Task description: Your task is to repeat the lines below exactly, excluding any pictures they contain.

Dataset section:
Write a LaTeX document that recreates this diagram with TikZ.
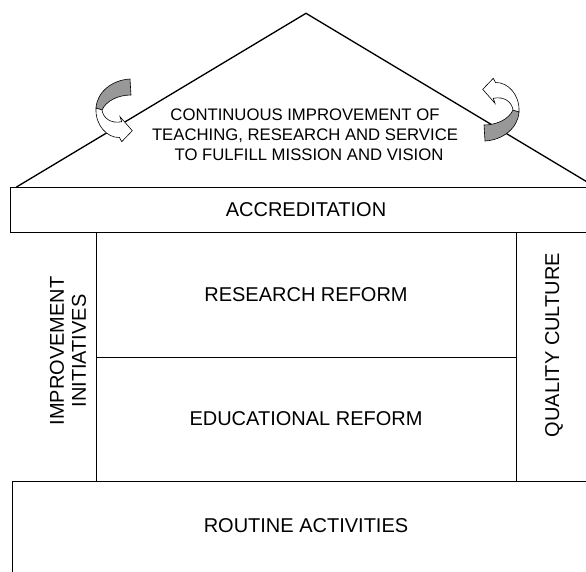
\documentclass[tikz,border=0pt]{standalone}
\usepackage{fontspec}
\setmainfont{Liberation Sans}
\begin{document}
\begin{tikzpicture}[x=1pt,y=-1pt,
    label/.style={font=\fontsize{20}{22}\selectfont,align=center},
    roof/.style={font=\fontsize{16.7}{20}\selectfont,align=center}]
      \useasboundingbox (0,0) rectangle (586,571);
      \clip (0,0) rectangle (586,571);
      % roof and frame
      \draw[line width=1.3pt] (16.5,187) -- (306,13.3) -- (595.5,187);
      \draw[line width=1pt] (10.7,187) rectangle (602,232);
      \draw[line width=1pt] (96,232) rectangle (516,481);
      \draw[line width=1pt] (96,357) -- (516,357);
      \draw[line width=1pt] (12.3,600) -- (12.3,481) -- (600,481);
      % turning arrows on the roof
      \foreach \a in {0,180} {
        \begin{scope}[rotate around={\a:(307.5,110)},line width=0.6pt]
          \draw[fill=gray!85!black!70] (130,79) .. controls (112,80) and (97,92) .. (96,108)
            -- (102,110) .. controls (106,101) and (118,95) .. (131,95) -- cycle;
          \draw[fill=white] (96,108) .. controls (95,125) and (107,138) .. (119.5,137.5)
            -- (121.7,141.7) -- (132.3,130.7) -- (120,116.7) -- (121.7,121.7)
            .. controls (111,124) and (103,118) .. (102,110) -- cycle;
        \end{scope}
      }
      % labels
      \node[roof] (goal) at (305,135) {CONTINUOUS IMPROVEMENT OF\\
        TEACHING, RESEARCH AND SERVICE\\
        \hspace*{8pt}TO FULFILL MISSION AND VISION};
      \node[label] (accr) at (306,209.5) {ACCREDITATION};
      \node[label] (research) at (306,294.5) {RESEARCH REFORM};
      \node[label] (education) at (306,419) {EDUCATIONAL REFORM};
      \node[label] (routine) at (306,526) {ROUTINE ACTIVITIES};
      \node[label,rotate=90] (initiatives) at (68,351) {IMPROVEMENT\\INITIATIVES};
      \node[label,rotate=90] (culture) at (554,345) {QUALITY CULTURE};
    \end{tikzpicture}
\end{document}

Complete response:
Write a LaTeX document that recreates this diagram with TikZ.
\documentclass[tikz,border=0pt]{standalone}
\usepackage{fontspec}
\setmainfont{Liberation Sans}
\begin{document}
\begin{tikzpicture}[x=1pt,y=-1pt,
    label/.style={font=\fontsize{20}{22}\selectfont,align=center},
    roof/.style={font=\fontsize{16.7}{20}\selectfont,align=center}]
      \useasboundingbox (0,0) rectangle (586,571);
      \clip (0,0) rectangle (586,571);
      % roof and frame
      \draw[line width=1.3pt] (16.5,187) -- (306,13.3) -- (595.5,187);
      \draw[line width=1pt] (10.7,187) rectangle (602,232);
      \draw[line width=1pt] (96,232) rectangle (516,481);
      \draw[line width=1pt] (96,357) -- (516,357);
      \draw[line width=1pt] (12.3,600) -- (12.3,481) -- (600,481);
      % turning arrows on the roof
      \foreach \a in {0,180} {
        \begin{scope}[rotate around={\a:(307.5,110)},line width=0.6pt]
          \draw[fill=gray!85!black!70] (130,79) .. controls (112,80) and (97,92) .. (96,108)
            -- (102,110) .. controls (106,101) and (118,95) .. (131,95) -- cycle;
          \draw[fill=white] (96,108) .. controls (95,125) and (107,138) .. (119.5,137.5)
            -- (121.7,141.7) -- (132.3,130.7) -- (120,116.7) -- (121.7,121.7)
            .. controls (111,124) and (103,118) .. (102,110) -- cycle;
        \end{scope}
      }
      % labels
      \node[roof] (goal) at (305,135) {CONTINUOUS IMPROVEMENT OF\\
        TEACHING, RESEARCH AND SERVICE\\
        \hspace*{8pt}TO FULFILL MISSION AND VISION};
      \node[label] (accr) at (306,209.5) {ACCREDITATION};
      \node[label] (research) at (306,294.5) {RESEARCH REFORM};
      \node[label] (education) at (306,419) {EDUCATIONAL REFORM};
      \node[label] (routine) at (306,526) {ROUTINE ACTIVITIES};
      \node[label,rotate=90] (initiatives) at (68,351) {IMPROVEMENT\\INITIATIVES};
      \node[label,rotate=90] (culture) at (554,345) {QUALITY CULTURE};
    \end{tikzpicture}
\end{document}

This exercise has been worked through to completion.